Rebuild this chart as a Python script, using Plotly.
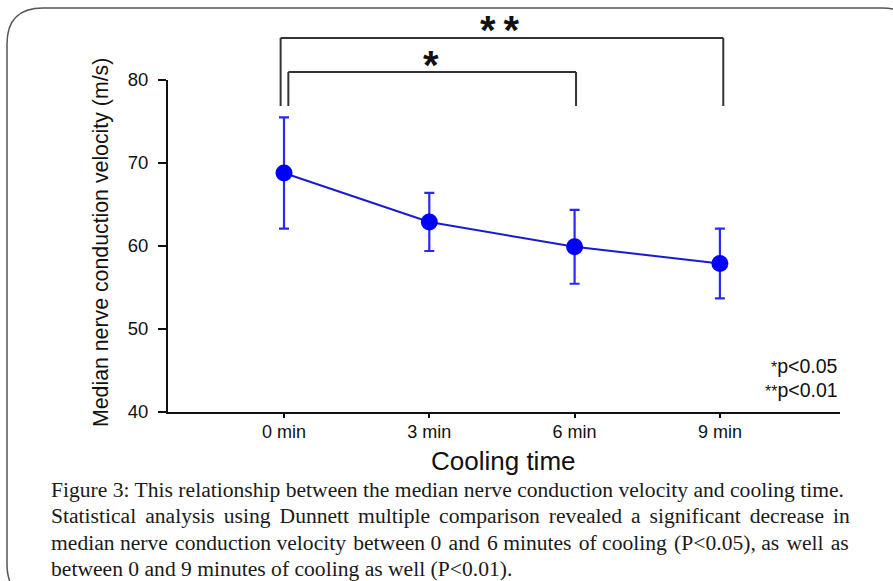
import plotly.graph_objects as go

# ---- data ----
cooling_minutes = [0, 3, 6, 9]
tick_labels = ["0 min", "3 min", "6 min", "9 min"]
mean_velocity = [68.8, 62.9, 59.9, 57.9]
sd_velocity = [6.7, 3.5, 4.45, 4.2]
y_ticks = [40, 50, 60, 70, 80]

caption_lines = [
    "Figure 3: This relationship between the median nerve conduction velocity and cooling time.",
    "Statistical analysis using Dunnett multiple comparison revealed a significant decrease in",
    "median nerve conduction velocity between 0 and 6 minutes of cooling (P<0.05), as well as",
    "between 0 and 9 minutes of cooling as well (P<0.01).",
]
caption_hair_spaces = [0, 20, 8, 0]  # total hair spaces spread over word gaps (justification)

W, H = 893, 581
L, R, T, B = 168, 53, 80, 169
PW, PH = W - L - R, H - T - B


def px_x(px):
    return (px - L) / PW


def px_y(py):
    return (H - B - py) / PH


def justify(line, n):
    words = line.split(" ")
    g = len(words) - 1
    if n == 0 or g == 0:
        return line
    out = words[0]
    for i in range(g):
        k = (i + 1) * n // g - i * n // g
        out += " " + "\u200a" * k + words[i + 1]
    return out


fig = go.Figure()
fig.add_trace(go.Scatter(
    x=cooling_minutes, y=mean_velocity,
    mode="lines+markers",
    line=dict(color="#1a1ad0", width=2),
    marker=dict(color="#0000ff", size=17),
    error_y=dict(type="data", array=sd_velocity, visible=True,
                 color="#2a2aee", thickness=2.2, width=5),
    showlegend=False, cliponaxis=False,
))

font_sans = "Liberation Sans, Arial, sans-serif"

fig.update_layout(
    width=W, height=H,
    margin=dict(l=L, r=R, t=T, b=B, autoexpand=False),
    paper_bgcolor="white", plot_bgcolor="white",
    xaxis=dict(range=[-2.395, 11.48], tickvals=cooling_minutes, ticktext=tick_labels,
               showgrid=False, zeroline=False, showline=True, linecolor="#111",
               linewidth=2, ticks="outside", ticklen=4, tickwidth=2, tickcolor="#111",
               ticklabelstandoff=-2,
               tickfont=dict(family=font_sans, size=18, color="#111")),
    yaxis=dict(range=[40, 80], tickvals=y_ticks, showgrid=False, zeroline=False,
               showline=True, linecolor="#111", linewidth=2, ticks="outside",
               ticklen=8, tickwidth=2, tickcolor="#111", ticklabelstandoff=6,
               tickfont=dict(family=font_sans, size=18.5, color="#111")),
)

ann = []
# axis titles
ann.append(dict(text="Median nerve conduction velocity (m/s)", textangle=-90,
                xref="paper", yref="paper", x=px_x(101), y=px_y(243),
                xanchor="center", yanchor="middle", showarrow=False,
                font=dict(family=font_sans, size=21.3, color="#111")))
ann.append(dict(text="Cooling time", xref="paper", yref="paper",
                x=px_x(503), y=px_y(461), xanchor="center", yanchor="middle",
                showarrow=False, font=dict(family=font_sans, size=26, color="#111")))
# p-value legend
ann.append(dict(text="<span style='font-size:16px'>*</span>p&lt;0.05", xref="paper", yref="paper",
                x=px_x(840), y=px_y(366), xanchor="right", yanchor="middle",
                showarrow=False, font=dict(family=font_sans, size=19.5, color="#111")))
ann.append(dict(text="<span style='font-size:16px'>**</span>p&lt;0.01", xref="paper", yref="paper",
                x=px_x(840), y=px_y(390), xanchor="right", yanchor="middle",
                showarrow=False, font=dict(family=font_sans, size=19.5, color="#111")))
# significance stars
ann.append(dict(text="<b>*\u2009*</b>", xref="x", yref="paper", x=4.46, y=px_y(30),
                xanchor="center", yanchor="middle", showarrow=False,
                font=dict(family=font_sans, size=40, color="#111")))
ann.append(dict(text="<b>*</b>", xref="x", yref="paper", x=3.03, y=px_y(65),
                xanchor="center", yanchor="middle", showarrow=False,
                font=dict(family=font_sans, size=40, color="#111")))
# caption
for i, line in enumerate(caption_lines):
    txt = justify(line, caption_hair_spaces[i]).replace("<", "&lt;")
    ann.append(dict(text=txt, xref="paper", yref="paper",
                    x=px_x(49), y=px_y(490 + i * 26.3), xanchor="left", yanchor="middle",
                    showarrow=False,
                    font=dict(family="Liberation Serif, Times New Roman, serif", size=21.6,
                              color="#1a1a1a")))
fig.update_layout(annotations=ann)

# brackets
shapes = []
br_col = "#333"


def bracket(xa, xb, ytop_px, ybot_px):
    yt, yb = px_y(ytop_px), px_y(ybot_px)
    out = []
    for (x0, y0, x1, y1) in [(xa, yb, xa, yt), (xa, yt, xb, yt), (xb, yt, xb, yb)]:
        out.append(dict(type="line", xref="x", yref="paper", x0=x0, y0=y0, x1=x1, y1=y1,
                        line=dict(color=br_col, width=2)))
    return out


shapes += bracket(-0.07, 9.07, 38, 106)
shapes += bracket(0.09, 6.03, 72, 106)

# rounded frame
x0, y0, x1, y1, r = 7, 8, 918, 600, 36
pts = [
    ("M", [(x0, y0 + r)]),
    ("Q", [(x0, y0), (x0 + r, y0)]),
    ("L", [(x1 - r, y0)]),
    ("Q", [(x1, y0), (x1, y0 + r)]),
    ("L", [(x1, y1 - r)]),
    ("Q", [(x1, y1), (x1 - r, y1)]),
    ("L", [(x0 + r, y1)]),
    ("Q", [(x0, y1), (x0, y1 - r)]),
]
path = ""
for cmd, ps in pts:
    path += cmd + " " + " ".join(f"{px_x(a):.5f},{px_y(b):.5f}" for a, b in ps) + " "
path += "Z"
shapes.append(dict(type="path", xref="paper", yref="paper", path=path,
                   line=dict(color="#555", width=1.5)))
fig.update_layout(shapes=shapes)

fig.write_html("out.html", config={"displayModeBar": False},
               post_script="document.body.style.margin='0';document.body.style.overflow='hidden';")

====

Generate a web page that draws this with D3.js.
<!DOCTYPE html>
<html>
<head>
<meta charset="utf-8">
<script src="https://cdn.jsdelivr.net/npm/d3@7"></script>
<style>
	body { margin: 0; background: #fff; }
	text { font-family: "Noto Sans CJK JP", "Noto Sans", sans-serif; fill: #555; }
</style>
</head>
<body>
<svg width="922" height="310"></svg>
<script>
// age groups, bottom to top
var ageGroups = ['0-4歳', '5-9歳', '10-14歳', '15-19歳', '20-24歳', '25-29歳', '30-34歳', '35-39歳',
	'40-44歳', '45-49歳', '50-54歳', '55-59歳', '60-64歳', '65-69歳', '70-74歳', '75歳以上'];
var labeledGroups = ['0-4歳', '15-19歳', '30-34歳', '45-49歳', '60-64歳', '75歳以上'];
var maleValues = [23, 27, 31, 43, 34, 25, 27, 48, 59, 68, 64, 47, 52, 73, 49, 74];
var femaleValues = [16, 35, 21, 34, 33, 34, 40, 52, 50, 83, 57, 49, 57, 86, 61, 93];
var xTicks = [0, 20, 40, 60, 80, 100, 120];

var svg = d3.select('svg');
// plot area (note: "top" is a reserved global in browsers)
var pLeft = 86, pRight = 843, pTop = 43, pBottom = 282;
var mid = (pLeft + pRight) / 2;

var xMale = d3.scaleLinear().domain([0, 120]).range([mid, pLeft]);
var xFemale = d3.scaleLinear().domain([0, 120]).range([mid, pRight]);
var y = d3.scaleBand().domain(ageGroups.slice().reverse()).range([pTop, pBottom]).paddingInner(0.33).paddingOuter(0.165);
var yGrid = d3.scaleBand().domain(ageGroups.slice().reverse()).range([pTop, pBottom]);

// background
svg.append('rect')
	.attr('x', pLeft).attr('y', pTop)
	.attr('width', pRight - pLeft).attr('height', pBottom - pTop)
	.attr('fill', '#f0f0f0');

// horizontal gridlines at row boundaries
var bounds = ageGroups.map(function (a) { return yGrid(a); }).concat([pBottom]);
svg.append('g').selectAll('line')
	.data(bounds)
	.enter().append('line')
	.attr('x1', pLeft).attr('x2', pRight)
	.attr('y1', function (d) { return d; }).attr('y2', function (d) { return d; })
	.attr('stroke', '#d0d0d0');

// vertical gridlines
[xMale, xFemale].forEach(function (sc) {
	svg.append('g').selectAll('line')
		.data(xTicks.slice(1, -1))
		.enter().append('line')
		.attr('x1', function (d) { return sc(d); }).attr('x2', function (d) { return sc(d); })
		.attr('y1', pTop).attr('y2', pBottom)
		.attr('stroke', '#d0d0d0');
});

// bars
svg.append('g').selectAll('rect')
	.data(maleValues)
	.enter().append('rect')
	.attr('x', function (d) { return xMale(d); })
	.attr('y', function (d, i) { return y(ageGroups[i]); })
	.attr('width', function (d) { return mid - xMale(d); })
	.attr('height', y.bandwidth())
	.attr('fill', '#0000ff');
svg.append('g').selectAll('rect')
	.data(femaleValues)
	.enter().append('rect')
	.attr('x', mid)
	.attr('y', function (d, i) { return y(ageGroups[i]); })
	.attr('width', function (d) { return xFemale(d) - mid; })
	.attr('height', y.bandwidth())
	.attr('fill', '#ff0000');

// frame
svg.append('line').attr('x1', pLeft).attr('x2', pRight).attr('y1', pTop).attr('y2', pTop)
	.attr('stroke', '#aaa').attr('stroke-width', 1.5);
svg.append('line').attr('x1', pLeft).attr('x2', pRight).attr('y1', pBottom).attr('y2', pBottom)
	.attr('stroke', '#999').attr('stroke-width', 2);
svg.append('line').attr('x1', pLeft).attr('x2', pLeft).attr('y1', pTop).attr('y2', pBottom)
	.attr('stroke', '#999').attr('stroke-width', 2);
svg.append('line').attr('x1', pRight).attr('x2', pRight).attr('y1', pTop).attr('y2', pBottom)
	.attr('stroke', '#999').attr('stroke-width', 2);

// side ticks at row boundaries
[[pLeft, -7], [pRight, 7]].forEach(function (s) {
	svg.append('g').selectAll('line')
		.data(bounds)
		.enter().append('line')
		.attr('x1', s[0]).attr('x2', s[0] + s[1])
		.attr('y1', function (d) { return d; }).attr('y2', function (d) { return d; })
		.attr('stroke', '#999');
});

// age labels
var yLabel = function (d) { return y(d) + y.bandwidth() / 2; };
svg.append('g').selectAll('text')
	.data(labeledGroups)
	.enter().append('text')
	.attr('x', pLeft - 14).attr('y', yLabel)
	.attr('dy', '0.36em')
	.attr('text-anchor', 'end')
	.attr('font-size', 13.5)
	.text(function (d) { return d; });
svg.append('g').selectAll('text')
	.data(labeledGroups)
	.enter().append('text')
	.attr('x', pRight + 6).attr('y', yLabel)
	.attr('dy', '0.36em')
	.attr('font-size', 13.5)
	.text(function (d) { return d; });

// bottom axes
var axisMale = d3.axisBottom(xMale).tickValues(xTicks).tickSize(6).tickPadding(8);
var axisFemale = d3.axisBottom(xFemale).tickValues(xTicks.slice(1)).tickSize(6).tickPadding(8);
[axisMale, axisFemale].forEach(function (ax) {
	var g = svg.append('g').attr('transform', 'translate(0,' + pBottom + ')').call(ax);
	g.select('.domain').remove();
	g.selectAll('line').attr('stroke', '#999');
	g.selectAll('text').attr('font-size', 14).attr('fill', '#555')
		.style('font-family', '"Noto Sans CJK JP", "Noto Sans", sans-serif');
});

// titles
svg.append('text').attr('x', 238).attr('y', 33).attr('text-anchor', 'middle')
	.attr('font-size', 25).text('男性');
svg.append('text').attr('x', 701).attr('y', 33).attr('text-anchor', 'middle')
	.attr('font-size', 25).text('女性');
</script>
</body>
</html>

====

#### Task prompt
From the entries above, copy exactly the lines starting at the one with "Rebuild this chart" and stopping at the one with "y_ticks = [40, 50, 60, 70, 80]", keeping both ends. Drop the pictures.

#### Correct answer
Rebuild this chart as a Python script, using Plotly.
import plotly.graph_objects as go

# ---- data ----
cooling_minutes = [0, 3, 6, 9]
tick_labels = ["0 min", "3 min", "6 min", "9 min"]
mean_velocity = [68.8, 62.9, 59.9, 57.9]
sd_velocity = [6.7, 3.5, 4.45, 4.2]
y_ticks = [40, 50, 60, 70, 80]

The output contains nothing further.